Stated problem. Return only the lines running from the line with "Write a Python" down to the line with "0.48, 0.51, 0.56]", both included, exactly as they appear.

[Items listed in a dataset]
▶
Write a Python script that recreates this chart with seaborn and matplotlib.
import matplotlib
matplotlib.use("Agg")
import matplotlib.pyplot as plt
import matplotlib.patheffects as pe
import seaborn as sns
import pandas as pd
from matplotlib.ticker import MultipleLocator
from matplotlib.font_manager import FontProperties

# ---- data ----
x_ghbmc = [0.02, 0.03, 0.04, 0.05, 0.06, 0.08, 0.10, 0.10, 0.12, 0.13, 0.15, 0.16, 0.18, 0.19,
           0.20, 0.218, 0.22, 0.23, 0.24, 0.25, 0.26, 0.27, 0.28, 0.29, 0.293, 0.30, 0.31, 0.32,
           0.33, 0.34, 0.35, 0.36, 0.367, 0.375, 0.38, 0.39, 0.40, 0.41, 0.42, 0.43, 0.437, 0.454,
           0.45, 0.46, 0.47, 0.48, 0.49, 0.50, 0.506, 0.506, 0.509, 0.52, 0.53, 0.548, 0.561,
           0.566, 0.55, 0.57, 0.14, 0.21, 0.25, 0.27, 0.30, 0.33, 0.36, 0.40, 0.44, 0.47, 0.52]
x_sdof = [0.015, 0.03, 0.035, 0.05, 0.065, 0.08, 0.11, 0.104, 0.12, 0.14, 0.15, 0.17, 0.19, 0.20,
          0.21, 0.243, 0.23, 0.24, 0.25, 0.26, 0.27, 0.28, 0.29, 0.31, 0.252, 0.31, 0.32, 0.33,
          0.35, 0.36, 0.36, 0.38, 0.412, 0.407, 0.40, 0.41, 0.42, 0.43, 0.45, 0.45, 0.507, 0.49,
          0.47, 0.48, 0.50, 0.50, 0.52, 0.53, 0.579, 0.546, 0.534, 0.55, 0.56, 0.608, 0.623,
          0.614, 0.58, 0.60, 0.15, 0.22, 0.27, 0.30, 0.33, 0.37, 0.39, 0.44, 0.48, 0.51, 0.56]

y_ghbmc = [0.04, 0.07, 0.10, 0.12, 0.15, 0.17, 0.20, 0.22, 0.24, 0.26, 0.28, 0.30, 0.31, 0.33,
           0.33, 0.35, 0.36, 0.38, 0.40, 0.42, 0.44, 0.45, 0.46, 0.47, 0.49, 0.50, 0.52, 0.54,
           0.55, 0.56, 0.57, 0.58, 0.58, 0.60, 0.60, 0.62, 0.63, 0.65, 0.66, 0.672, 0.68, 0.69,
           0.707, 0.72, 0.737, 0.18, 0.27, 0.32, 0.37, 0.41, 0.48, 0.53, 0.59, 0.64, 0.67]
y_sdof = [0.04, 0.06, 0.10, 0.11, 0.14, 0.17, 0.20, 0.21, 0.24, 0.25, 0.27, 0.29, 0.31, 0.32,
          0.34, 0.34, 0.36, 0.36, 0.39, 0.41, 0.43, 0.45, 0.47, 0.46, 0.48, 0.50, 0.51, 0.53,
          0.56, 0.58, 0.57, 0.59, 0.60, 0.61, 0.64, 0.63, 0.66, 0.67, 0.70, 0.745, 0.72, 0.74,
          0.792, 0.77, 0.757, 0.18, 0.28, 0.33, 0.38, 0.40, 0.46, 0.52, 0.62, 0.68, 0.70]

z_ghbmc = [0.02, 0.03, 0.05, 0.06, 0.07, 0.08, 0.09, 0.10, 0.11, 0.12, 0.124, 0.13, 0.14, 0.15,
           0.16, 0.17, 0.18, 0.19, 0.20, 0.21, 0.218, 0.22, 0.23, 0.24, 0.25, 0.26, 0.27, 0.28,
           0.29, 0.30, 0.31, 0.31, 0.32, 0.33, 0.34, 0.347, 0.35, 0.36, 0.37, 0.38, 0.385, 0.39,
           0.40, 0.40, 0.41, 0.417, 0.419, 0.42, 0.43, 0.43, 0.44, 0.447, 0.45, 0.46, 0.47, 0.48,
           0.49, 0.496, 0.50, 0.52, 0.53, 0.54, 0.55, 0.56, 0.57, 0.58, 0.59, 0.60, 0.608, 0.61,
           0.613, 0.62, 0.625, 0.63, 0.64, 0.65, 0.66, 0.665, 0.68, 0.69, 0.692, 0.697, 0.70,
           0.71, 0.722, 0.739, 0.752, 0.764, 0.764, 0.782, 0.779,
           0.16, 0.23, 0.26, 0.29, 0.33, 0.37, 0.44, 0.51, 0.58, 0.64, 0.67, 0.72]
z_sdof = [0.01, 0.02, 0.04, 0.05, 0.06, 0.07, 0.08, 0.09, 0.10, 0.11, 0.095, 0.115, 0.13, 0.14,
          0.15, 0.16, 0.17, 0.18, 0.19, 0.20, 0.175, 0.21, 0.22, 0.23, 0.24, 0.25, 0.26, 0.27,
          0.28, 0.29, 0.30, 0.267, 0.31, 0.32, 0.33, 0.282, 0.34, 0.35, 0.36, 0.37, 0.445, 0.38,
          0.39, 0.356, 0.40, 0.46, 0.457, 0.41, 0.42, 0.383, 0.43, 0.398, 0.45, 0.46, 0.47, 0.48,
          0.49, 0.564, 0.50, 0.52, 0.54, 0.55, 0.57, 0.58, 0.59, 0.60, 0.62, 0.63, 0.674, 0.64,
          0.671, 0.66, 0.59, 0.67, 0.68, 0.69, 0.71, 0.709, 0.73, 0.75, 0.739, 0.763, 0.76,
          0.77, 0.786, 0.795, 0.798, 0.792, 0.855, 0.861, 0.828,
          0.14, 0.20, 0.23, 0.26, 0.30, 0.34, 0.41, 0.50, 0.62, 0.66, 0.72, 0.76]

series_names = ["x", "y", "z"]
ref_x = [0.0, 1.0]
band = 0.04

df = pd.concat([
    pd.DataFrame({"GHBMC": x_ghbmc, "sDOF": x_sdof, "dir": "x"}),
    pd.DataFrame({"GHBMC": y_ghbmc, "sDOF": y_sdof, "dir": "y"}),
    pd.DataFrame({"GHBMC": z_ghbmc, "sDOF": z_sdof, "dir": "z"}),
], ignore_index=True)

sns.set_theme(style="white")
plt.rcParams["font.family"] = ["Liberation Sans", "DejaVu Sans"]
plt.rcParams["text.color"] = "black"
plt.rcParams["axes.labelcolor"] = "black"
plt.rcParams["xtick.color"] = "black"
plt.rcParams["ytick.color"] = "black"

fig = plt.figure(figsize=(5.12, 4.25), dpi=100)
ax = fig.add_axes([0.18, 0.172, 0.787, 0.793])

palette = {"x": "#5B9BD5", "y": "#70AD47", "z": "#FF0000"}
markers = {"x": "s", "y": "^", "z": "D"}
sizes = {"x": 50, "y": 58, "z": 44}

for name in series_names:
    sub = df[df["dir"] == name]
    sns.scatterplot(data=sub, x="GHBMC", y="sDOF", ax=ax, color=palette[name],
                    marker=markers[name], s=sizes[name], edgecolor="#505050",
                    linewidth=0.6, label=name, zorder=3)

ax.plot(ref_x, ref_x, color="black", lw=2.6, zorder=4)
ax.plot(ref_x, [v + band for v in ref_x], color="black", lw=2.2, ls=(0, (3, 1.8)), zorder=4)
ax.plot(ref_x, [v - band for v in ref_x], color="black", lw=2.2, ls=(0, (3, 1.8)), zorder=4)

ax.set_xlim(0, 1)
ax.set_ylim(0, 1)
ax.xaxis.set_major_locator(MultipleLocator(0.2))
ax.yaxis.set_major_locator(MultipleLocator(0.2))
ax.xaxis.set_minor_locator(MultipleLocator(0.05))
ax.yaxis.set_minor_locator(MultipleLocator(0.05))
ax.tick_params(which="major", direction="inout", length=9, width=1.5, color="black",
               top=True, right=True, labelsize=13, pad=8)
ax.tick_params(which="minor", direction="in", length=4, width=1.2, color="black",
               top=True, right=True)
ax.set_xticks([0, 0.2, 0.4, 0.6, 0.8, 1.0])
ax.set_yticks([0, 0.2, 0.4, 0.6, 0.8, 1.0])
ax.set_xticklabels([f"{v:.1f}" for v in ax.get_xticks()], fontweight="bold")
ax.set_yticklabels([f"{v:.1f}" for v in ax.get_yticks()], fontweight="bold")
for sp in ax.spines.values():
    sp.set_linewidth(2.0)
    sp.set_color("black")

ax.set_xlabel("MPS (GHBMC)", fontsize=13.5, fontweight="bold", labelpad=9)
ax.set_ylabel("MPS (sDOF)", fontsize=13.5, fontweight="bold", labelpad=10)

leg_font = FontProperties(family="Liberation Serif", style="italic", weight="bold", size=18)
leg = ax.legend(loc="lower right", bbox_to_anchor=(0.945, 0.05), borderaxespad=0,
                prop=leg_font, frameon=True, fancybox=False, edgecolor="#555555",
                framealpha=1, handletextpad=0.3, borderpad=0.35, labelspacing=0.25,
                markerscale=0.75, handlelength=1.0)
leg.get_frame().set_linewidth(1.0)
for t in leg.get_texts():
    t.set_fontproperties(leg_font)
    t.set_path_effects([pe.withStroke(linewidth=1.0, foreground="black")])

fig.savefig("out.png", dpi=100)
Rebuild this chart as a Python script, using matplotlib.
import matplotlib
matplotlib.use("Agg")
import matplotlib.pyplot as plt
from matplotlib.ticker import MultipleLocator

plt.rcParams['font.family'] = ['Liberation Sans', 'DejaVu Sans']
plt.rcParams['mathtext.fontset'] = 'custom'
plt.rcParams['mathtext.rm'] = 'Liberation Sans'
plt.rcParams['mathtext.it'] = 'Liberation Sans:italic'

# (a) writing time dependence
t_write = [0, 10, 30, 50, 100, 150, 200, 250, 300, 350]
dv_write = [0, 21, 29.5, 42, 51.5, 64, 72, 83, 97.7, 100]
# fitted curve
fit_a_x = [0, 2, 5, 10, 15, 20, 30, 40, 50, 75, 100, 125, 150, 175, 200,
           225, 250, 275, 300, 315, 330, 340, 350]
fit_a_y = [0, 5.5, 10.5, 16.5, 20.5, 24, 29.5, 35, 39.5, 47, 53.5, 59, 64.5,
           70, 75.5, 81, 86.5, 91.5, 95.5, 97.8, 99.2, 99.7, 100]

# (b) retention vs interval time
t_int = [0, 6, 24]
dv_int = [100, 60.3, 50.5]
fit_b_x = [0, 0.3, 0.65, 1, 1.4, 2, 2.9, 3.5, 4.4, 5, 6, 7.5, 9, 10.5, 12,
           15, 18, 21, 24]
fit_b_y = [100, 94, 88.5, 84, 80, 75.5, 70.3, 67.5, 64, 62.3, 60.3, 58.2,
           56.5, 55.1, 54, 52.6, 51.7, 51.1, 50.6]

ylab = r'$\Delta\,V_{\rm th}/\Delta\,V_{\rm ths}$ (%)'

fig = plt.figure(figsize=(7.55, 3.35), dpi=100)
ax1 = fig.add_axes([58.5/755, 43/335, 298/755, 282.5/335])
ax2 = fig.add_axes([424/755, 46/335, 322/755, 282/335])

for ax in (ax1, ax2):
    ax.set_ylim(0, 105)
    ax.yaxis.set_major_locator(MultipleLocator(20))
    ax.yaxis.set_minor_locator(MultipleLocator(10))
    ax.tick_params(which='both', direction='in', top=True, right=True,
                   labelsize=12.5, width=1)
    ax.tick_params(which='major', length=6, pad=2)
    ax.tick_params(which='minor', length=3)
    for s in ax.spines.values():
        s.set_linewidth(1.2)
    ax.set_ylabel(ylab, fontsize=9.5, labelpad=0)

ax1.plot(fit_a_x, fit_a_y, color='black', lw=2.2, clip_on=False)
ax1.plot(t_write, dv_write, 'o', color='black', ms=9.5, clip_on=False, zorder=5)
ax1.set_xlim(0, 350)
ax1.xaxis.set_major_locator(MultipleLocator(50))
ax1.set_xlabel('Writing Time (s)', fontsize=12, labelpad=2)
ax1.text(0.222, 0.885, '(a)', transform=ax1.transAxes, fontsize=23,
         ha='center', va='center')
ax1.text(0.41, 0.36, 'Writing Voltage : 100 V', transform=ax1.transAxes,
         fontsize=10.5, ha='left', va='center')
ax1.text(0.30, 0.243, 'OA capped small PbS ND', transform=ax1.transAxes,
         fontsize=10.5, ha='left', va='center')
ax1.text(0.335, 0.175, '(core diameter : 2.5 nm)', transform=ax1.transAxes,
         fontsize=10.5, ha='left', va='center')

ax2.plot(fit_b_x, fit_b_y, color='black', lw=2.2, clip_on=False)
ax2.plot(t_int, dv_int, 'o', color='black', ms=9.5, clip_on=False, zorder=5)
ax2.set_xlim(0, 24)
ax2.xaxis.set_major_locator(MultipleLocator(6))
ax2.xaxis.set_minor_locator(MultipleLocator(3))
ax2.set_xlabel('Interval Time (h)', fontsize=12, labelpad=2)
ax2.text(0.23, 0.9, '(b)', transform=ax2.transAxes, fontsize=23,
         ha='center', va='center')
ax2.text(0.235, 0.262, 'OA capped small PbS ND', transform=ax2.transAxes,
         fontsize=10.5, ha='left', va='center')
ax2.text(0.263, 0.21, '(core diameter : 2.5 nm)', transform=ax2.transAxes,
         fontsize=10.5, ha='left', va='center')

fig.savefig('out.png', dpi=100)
◀
▶
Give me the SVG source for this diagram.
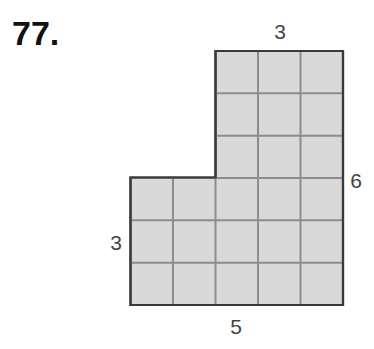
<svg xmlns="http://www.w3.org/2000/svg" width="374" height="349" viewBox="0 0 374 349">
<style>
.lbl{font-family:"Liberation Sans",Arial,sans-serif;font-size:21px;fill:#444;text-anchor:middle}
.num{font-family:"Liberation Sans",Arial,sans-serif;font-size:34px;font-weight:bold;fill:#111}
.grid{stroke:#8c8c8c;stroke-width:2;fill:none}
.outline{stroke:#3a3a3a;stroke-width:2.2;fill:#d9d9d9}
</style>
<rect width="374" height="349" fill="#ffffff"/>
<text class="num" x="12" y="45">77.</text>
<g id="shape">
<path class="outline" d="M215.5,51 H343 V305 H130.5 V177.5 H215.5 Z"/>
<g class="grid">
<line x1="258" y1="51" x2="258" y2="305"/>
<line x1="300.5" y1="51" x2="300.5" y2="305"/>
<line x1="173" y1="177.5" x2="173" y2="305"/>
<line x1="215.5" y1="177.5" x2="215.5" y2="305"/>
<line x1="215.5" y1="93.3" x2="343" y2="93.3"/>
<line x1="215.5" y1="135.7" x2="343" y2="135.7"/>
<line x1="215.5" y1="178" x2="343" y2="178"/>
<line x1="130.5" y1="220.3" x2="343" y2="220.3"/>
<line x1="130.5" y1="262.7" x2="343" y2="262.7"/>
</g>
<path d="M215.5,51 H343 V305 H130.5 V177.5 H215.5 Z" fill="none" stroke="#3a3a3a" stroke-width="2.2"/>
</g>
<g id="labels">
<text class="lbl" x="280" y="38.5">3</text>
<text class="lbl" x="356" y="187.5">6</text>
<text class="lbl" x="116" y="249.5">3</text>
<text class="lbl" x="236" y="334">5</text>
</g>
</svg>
◀
Full answer.
Write a Python script that recreates this chart with seaborn and matplotlib.
import matplotlib
matplotlib.use("Agg")
import matplotlib.pyplot as plt
import matplotlib.patheffects as pe
import seaborn as sns
import pandas as pd
from matplotlib.ticker import MultipleLocator
from matplotlib.font_manager import FontProperties

# ---- data ----
x_ghbmc = [0.02, 0.03, 0.04, 0.05, 0.06, 0.08, 0.10, 0.10, 0.12, 0.13, 0.15, 0.16, 0.18, 0.19,
           0.20, 0.218, 0.22, 0.23, 0.24, 0.25, 0.26, 0.27, 0.28, 0.29, 0.293, 0.30, 0.31, 0.32,
           0.33, 0.34, 0.35, 0.36, 0.367, 0.375, 0.38, 0.39, 0.40, 0.41, 0.42, 0.43, 0.437, 0.454,
           0.45, 0.46, 0.47, 0.48, 0.49, 0.50, 0.506, 0.506, 0.509, 0.52, 0.53, 0.548, 0.561,
           0.566, 0.55, 0.57, 0.14, 0.21, 0.25, 0.27, 0.30, 0.33, 0.36, 0.40, 0.44, 0.47, 0.52]
x_sdof = [0.015, 0.03, 0.035, 0.05, 0.065, 0.08, 0.11, 0.104, 0.12, 0.14, 0.15, 0.17, 0.19, 0.20,
          0.21, 0.243, 0.23, 0.24, 0.25, 0.26, 0.27, 0.28, 0.29, 0.31, 0.252, 0.31, 0.32, 0.33,
          0.35, 0.36, 0.36, 0.38, 0.412, 0.407, 0.40, 0.41, 0.42, 0.43, 0.45, 0.45, 0.507, 0.49,
          0.47, 0.48, 0.50, 0.50, 0.52, 0.53, 0.579, 0.546, 0.534, 0.55, 0.56, 0.608, 0.623,
          0.614, 0.58, 0.60, 0.15, 0.22, 0.27, 0.30, 0.33, 0.37, 0.39, 0.44, 0.48, 0.51, 0.56]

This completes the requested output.